Avant d'entrer dans l'exposé des délibérations de la conférence de Londres[342], il est indispensable de rappeler succinctement les événements qui s'étaient passés en Belgique et qui motivaient la réunion de cette conférence. Ainsi que nous l'avons déjà dit, le roi des Pays-Bas était sorti vaincu de sa lutte avec les Belges, et sauf la citadelle d'Anvers, encore occupée par des troupes hollandaises, celles-ci avaient entièrement évacué le territoire composant les anciennes provinces belgiques; et les armées hollandaises et belges se trouvaient en présence, sur leurs frontières réciproques, et disposées à continuer la guerre. Un gouvernement provisoire avait été établi à Bruxelles et quoiqu'il y eût parmi ses membres des gens honnêtes et modérés, il y avait une si grande divergence d'opinions parmi eux, qu'il était assez difficile de prévoir quelle serait celle qui finirait par prévaloir. Dans le pays même, la maison d'Orange avait encore de nombreux partisans qui, toutefois, n'étaient pas représentés dans le gouvernement provisoire. Celui-ci était composé de catholiques ardents qui ne voulaient plus entendre parler des princes protestants de Nassau; de quelques républicains sans consistance et sans appui réel dans le pays, et enfin d'hommes qui souhaitaient ardemment la réunion de la Belgique à la France. Ces derniers étaient d'anciens fonctionnaires de l'empire français, la plupart intrigants assez mal famés et qui étaient tout de suite entrés en rapports avec les impérialistes de Paris, dont quelques-uns avaient accès auprès du roi Louis-Philippe. Le plus intrigant d'entre eux était le comte de Celles[343], petit-gendre de madame de Genlis. Le gouvernement provisoire belge était naturellement l'expression de la chambre des représentants qui l'avait créé, et on peut juger que tout cela formait des éléments assez discordants et peu maniables[344].

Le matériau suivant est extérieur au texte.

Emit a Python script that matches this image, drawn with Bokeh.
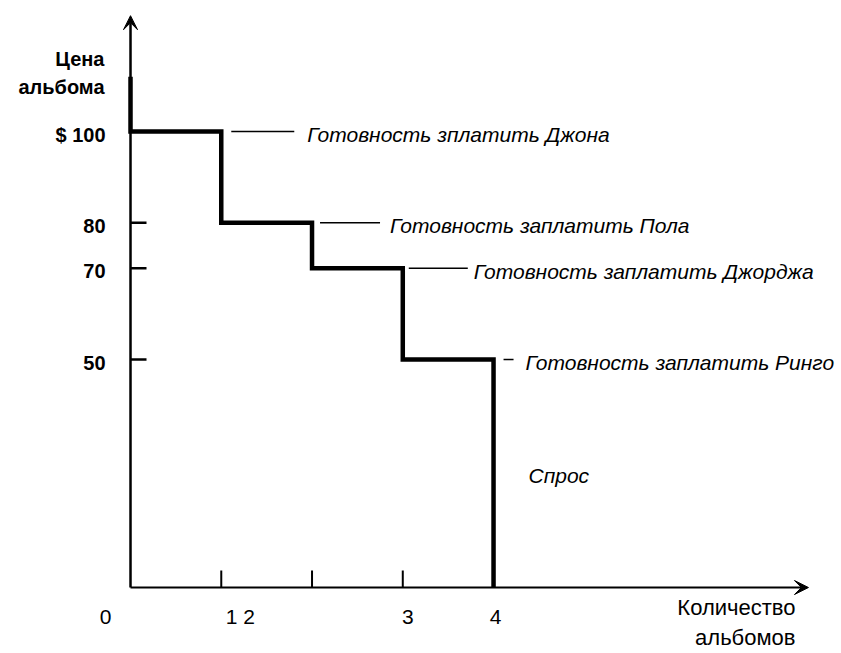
from bokeh.plotting import figure
from bokeh.models import Arrow, VeeHead
from bokeh.core.properties import value
from bokeh.embed import file_html
from bokeh.resources import INLINE

# ---- data ----
quantities = [0, 1, 2, 3, 4]
prices = [100, 80, 70, 50]
buyers = ["Готовность зплатить Джона", "Готовность заплатить Пола",
          "Готовность заплатить Джорджа", "Готовность заплатить Ринго"]
y_tick_values = [100, 80, 70, 50]
y_tick_labels = ["$ 100", "80", "70", "50"]
x_tick_values = [0, 1, 3, 4]
x_tick_labels = ["0", "1 2", "3", "4"]
x_tick_marks = [1, 2, 3]
demand_label = "Спрос"
x_title = "Количество\nальбомов"
y_title = "Цена\nальбома"

FONT = value("Liberation Sans")
XS = 90.75  # px per quantity unit (style helper for pixel offsets)

p = figure(width=841, height=653, x_range=(-1.4325, 7.834), y_range=(-14.47, 128.73),
           output_backend="svg", toolbar_location=None, min_border=0)
p.axis.visible = False
p.grid.visible = False
p.outline_line_color = None
p.background_fill_color = "white"

# axes with arrows
p.add_layout(Arrow(end=VeeHead(size=14, fill_color="black", line_color="black"),
                   x_start=0, y_start=0, x_end=0, y_end=125.4,
                   line_width=2.5, line_color="black"))
p.add_layout(Arrow(end=VeeHead(size=14, fill_color="black", line_color="black"),
                   x_start=0, y_start=0, x_end=7.47, y_end=0,
                   line_width=2.2, line_color="black"))

# demand step line
sx = [quantities[0]]
sy = [112]
for i, pr in enumerate(prices):
    sx += [quantities[i], quantities[i + 1]]
    sy += [pr, pr]
sx.append(quantities[-1])
sy.append(0)
p.line(sx, sy, line_width=4.5, line_color="black", line_join="miter")

# tick marks
p.ray(x=[0] * len(y_tick_values), y=y_tick_values, length=16, length_units="screen",
      angle=0, line_width=2.5, line_color="black")
p.ray(x=x_tick_marks, y=[0] * len(x_tick_marks), length=17, length_units="screen",
      angle=1.5708, line_width=2, line_color="black")

# y tick labels
p.text(x=[0] * len(y_tick_values), y=y_tick_values, text=y_tick_labels,
       x_offset=-25, y_offset=3, text_align="right", text_baseline="middle",
       text_font=FONT, text_font_size="20px", text_font_style="bold", text_color="black")

# x tick labels
x_offsets = [-25, 19, 5, 2]
p.text(x=x_tick_values, y=[0] * len(x_tick_values), text=x_tick_labels,
       x_offset=x_offsets, y_offset=29, text_align="center", text_baseline="middle",
       text_font=FONT, text_font_size="21px", text_color="black")

# axis titles
p.text(x=[0], y=[0], text=[x_title], x_offset=665, y_offset=35, text_align="right",
       text_baseline="alphabetic", text_font=FONT, text_font_size="22px", text_color="black",
       text_line_height=1.18)
p.text(x=[0], y=[prices[0]], text=[y_title], x_offset=-26, y_offset=-84, text_align="right",
       text_baseline="top", text_font=FONT, text_font_size="20px", text_font_style="bold",
       text_color="black", text_line_height=1.3)

# leader lines and buyer annotations
lead_start = [10, 8, 6, 10]
lead_len = [63, 60, 59, 10]
text_gap = [13, 10, 6, 12]
for i, pr in enumerate(prices):
    q = quantities[i + 1]
    p.segment(x0=[q + lead_start[i] / XS], y0=[pr],
              x1=[q + (lead_start[i] + lead_len[i]) / XS], y1=[pr],
              line_width=1.5, line_color="black")
    p.text(x=[q + (lead_start[i] + lead_len[i] + text_gap[i]) / XS], y=[pr], text=[buyers[i]],
           text_align="left", text_baseline="middle", y_offset=3,
           text_font=FONT, text_font_size="21px", text_font_style="italic",
           text_color="black")

# demand label
p.text(x=[quantities[-1]], y=[prices[-1] / 2], text=[demand_label], x_offset=35, y_offset=2,
       text_align="left", text_baseline="middle", text_font=FONT, text_font_size="21px",
       text_font_style="italic", text_color="black")

open("out.html", "w").write(file_html(p, INLINE))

Du côté du roi des Pays-Bas, la situation ne laissait pas que d'être aussi assez compliquée. Son fils aîné, l'héritier du trône, le prince d'Orange, travaillant pour son propre compte, avait essayé d'intervenir entre les Belges révoltés et le roi son père. Il se serait accommodé d'un arrangement qui, en amenant la séparation provisoire de la Belgique d'avec la Hollande, aurait placé la première sous son sceptre, avec l'espoir de réunir de nouveau les deux pays après la mort de son père. Il avait laissé percer ce plan dans une proclamation datée d'Anvers, qui avait fortement irrité contre lui et le roi, et la nation hollandaise. Repoussé définitivement cependant par les Belges, le prince d'Orange avait dû rentrer à La Haye, où on avait eu grand'peine à le rapprocher du roi et à apaiser l'émotion populaire qui s'était manifestée contre lui. Pour le tirer de la fausse position où il se trouvait en Hollande, le roi prit plus tard le parti de l'envoyer provisoirement en Angleterre, sous le prétexte d'y soutenir, près de la conférence, les intérêts de la Hollande.

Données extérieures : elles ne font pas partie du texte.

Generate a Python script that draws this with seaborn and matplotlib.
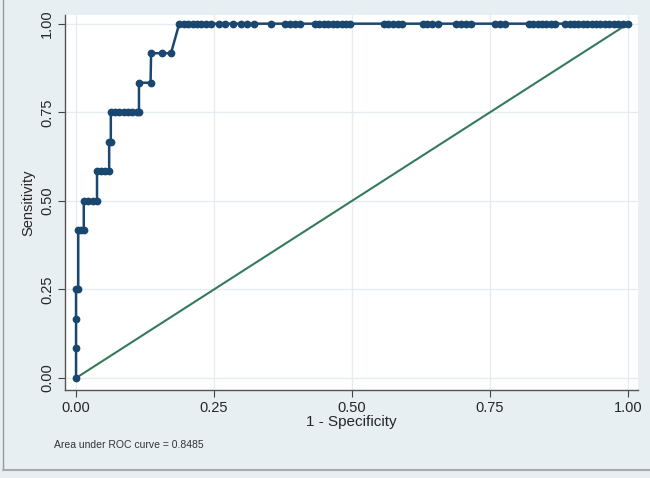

Tel était l'état de la question, lorsque cette conférence eut, le 4 novembre, la première réunion dont je rendis compte à Paris par une dépêche du 5[345].

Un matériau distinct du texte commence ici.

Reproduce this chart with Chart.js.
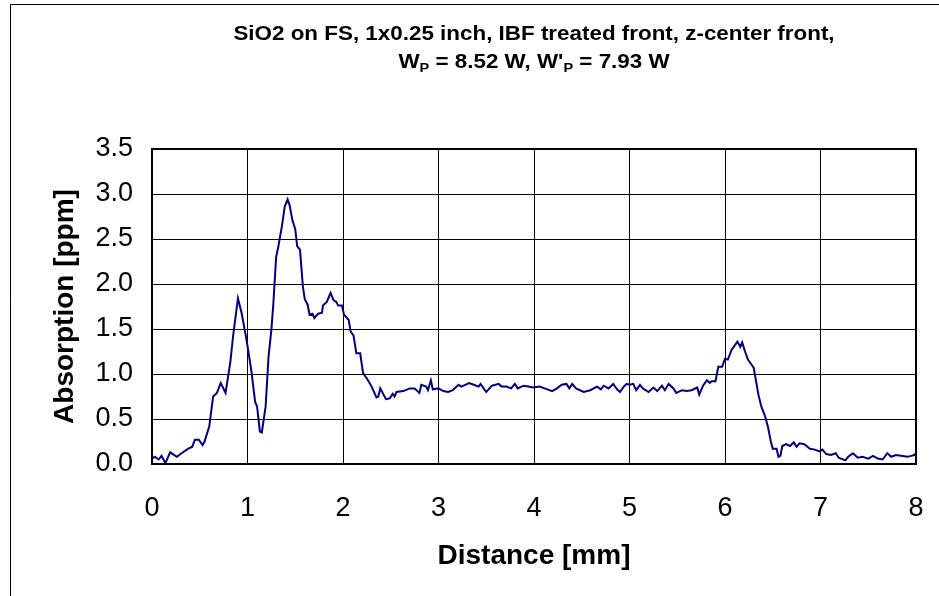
<!DOCTYPE html>
<html>
<head>
<meta charset="utf-8">
<script src="https://cdn.jsdelivr.net/npm/chart.js@4/dist/chart.umd.min.js"></script>
<style>
  html, body { margin: 0; padding: 0; background: #fff; }
  #wrap { position: relative; width: 939px; height: 596px; }
</style>
</head>
<body>
<div id="wrap"><canvas id="absChart" width="939" height="596"></canvas></div>
<script>
// absorption scan
const distance = [
  0.00, 0.03, 0.07, 0.10, 0.14, 0.19, 0.26, 0.31, 0.38, 0.42, 0.45, 0.49, 0.53, 0.55, 0.60, 0.64,
  0.68, 0.72, 0.77, 0.82, 0.85, 0.90, 0.94, 0.99, 1.04, 1.08, 1.10, 1.13, 1.15, 1.19, 1.22, 1.25,
  1.27, 1.30, 1.32, 1.36, 1.39, 1.42, 1.44, 1.47, 1.50, 1.52, 1.55, 1.58, 1.60, 1.63, 1.65, 1.68,
  1.70, 1.74, 1.78, 1.79, 1.83, 1.87, 1.90, 1.93, 1.95, 1.99, 2.01, 2.06, 2.08, 2.11, 2.14, 2.18,
  2.21, 2.25, 2.30, 2.35, 2.37, 2.39, 2.45, 2.49, 2.52, 2.54, 2.56, 2.63, 2.70, 2.75, 2.80, 2.82,
  2.87, 2.89, 2.92, 2.94, 3.00, 3.05, 3.10, 3.15, 3.21, 3.24, 3.28, 3.32, 3.37, 3.42, 3.44, 3.50,
  3.56, 3.63, 3.66, 3.71, 3.76, 3.80, 3.83, 3.89, 3.94, 3.99, 4.06, 4.11, 4.19, 4.24, 4.29, 4.34,
  4.37, 4.40, 4.44, 4.52, 4.59, 4.66, 4.70, 4.73, 4.78, 4.83, 4.87, 4.90, 4.94, 4.97, 5.00, 5.04,
  5.07, 5.11, 5.14, 5.20, 5.25, 5.29, 5.34, 5.37, 5.41, 5.46, 5.49, 5.55, 5.60, 5.65, 5.71, 5.73,
  5.77, 5.81, 5.84, 5.86, 5.90, 5.93, 5.97, 6.00, 6.03, 6.07, 6.11, 6.13, 6.16, 6.18, 6.21, 6.24,
  6.28, 6.30, 6.35, 6.38, 6.42, 6.45, 6.48, 6.50, 6.54, 6.56, 6.58, 6.60, 6.64, 6.68, 6.72, 6.75,
  6.78, 6.83, 6.89, 6.94, 6.99, 7.02, 7.06, 7.11, 7.16, 7.19, 7.26, 7.29, 7.34, 7.39, 7.44, 7.50,
  7.55, 7.60, 7.65, 7.70, 7.74, 7.79, 7.86, 7.91, 7.95, 7.98, 8.00
];
const absorption = [
  0.06, 0.08, 0.05, 0.09, 0.01, 0.13, 0.08, 0.12, 0.17, 0.19, 0.27, 0.27, 0.21, 0.25, 0.42, 0.75,
  0.79, 0.90, 0.79, 1.13, 1.43, 1.84, 1.67, 1.38, 1.04, 0.69, 0.64, 0.36, 0.35, 0.64, 1.19, 1.49,
  1.77, 2.30, 2.40, 2.64, 2.86, 2.94, 2.88, 2.71, 2.61, 2.42, 2.38, 1.97, 1.83, 1.77, 1.66, 1.67,
  1.62, 1.67, 1.68, 1.76, 1.80, 1.90, 1.82, 1.80, 1.76, 1.76, 1.66, 1.60, 1.47, 1.43, 1.23, 1.23,
  1.01, 0.95, 0.86, 0.74, 0.75, 0.84, 0.72, 0.73, 0.78, 0.75, 0.80, 0.81, 0.84, 0.84, 0.79, 0.88,
  0.86, 0.82, 0.93, 0.83, 0.84, 0.81, 0.80, 0.82, 0.88, 0.86, 0.88, 0.90, 0.88, 0.86, 0.89, 0.80,
  0.87, 0.89, 0.86, 0.86, 0.84, 0.89, 0.84, 0.87, 0.86, 0.85, 0.86, 0.84, 0.81, 0.84, 0.88, 0.89,
  0.84, 0.89, 0.84, 0.80, 0.82, 0.86, 0.83, 0.87, 0.84, 0.89, 0.83, 0.80, 0.86, 0.89, 0.88, 0.89,
  0.82, 0.88, 0.84, 0.80, 0.85, 0.81, 0.87, 0.82, 0.89, 0.84, 0.79, 0.82, 0.81, 0.82, 0.85, 0.77,
  0.87, 0.93, 0.90, 0.92, 0.92, 1.08, 1.08, 1.17, 1.16, 1.27, 1.33, 1.36, 1.30, 1.35, 1.25, 1.16,
  1.10, 1.07, 0.77, 0.64, 0.53, 0.41, 0.25, 0.17, 0.17, 0.08, 0.09, 0.20, 0.22, 0.20, 0.24, 0.19,
  0.23, 0.22, 0.17, 0.16, 0.14, 0.16, 0.11, 0.10, 0.12, 0.07, 0.04, 0.08, 0.12, 0.07, 0.08, 0.06,
  0.09, 0.06, 0.05, 0.12, 0.08, 0.10, 0.09, 0.08, 0.09, 0.10, 0.12
];

const yTicks = ['0.0', '0.5', '1.0', '1.5', '2.0', '2.5', '3.0', '3.5'];
const xTicks = ['0', '1', '2', '3', '4', '5', '6', '7', '8'];

// title parts: [text, isSubscript]
const titleLine1 = [['SiO2 on FS, 1x0.25 inch, IBF treated front, z-center front,', false]];
const titleLine2 = [['W', false], ['P', true], [' = 8.52 W, W\'', false], ['P', true], [' = 7.93 W', false]];

const FONT = '"Liberation Sans", Arial, sans-serif';

// outer frame + plot box + two-line title with subscripts
const decorations = {
  id: 'decorations',
  beforeDraw(chart) {
    const c = chart.ctx;
    c.save();
    c.fillStyle = '#fff';
    c.fillRect(0, 0, chart.width, chart.height);
    c.strokeStyle = '#000';
    c.lineWidth = 1;
    c.beginPath();
    c.moveTo(10.5, chart.height);
    c.lineTo(10.5, 4.5);
    c.lineTo(chart.width, 4.5);
    c.stroke();
    c.restore();
  },
  afterDraw(chart) {
    const c = chart.ctx;
    const a = chart.chartArea;
    c.save();
    c.strokeStyle = '#000';
    c.lineWidth = 2;
    c.strokeRect(a.left, a.top, a.right - a.left, a.bottom - a.top);

    const cx = (a.left + a.right) / 2;
    const drawLine = (parts, y) => {
      const big = 'bold 20px ' + FONT;
      const small = 'bold 13px ' + FONT;
      let w = 0;
      parts.forEach(([t, sub]) => { c.font = sub ? small : big; w += c.measureText(t).width; });
      c.save();
      c.translate(cx, y);
      c.scale(1.12, 1); // the original text is a bit wider than Arial
      let x = -w / 2;
      c.fillStyle = '#000';
      c.textBaseline = 'alphabetic';
      c.textAlign = 'left';
      parts.forEach(([t, sub]) => {
        c.font = sub ? small : big;
        c.fillText(t, x, sub ? 4 : 0);
        x += c.measureText(t).width;
      });
      c.restore();
    };
    drawLine(titleLine1, 40);
    drawLine(titleLine2, 68);
    c.restore();
  }
};

const ctx = document.getElementById('absChart').getContext('2d');

new Chart(ctx, {
  type: 'line',
  data: {
    datasets: [{
      label: 'Absorption',
      data: distance.map((d, i) => ({ x: d, y: absorption[i] })),
      borderColor: '#000080',
      borderWidth: 2,
      pointRadius: 0,
      tension: 0,
      fill: false
    }]
  },
  options: {
    responsive: false,
    animation: false,
    devicePixelRatio: 1,
    layout: { padding: { left: 0, top: 149, right: 23, bottom: 0 } },
    plugins: {
      legend: { display: false },
      tooltip: { enabled: false },
      title: { display: false }
    },
    scales: {
      x: {
        type: 'linear',
        min: 0,
        max: 8,
        afterFit(scale) {
          scale.height = 132;
          scale.paddingLeft = 0;
          scale.paddingRight = 0;
        },
        afterBuildTicks(scale) { scale.ticks = xTicks.map(t => ({ value: Number(t) })); },
        ticks: {
          padding: 28,
          color: '#000',
          font: { family: FONT, size: 27 },
          callback: (v) => xTicks.find(t => Number(t) === v)
        },
        grid: { color: '#000', lineWidth: 1, drawTicks: false },
        border: { display: false },
        title: {
          display: true,
          text: 'Distance [mm]',
          color: '#000',
          font: { family: FONT, size: 28, weight: 'bold' },
          padding: { top: 0, bottom: 23 }
        }
      },
      y: {
        min: 0,
        max: 3.5,
        afterFit(scale) {
          scale.width = 152;
          scale.paddingTop = 0;
          scale.paddingBottom = 0;
        },
        afterBuildTicks(scale) { scale.ticks = yTicks.map(t => ({ value: Number(t) })); },
        ticks: {
          padding: 19,
          color: '#000',
          font: { family: FONT, size: 27 },
          callback: (v) => yTicks.find(t => Number(t) === v)
        },
        grid: { color: '#000', lineWidth: 1, drawTicks: false },
        border: { display: false },
        title: {
          display: true,
          text: 'Absorption [ppm]',
          color: '#000',
          font: { family: FONT, size: 28, weight: 'bold' },
          padding: { top: 48, bottom: 0 }
        }
      }
    }
  },
  plugins: [decorations]
});
</script>
</body>
</html>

«Londres, le 5 novembre 1830.

»Monsieur le ministre,

»Conformément à l'autorisation qui m'a été donnée par le roi, et que m'a transmise M. le comte Molé, sous la date du 31 octobre dernier, d'assister et de participer à toutes les conférences qui pourraient avoir lieu sur les affaires de la Belgique, je me suis rendu hier matin chez lord Aberdeen, où j'avais été convoqué en même temps que l'ambassadeur d'Autriche et les ministres de Prusse et de Russie. Nous avons eu une première conférence. Le duc de Wellington, qui s'y trouvait, a pris le premier la parole et a exprimé les sentiments de tous les membres qui composaient la conférence, en exposant que les puissances devaient s'occuper de chercher les moyens de conciliation et de persuasion les plus propres à arrêter l'effusion du sang dans la Belgique, à calmer l'extrême irritation des esprits et à y ramener l'ordre intérieur. Il nous[346] a paru que l'humanité autant que la politique commandait de premières mesures dirigées dans ce but, et qu'on l'atteindrait plus sûrement si l'on parvenait d'abord à obtenir des deux parties un armistice provisoire jusqu'à la conclusion des délibérations des puissances. Il y a un accord unanime sur cette proposition et il a été convenu que nous nous réunirions de nouveau dans la soirée pour aviser aux moyens de faire connaître à La Haye et à Bruxelles les vues des cinq grandes puissances représentées dans la conférence.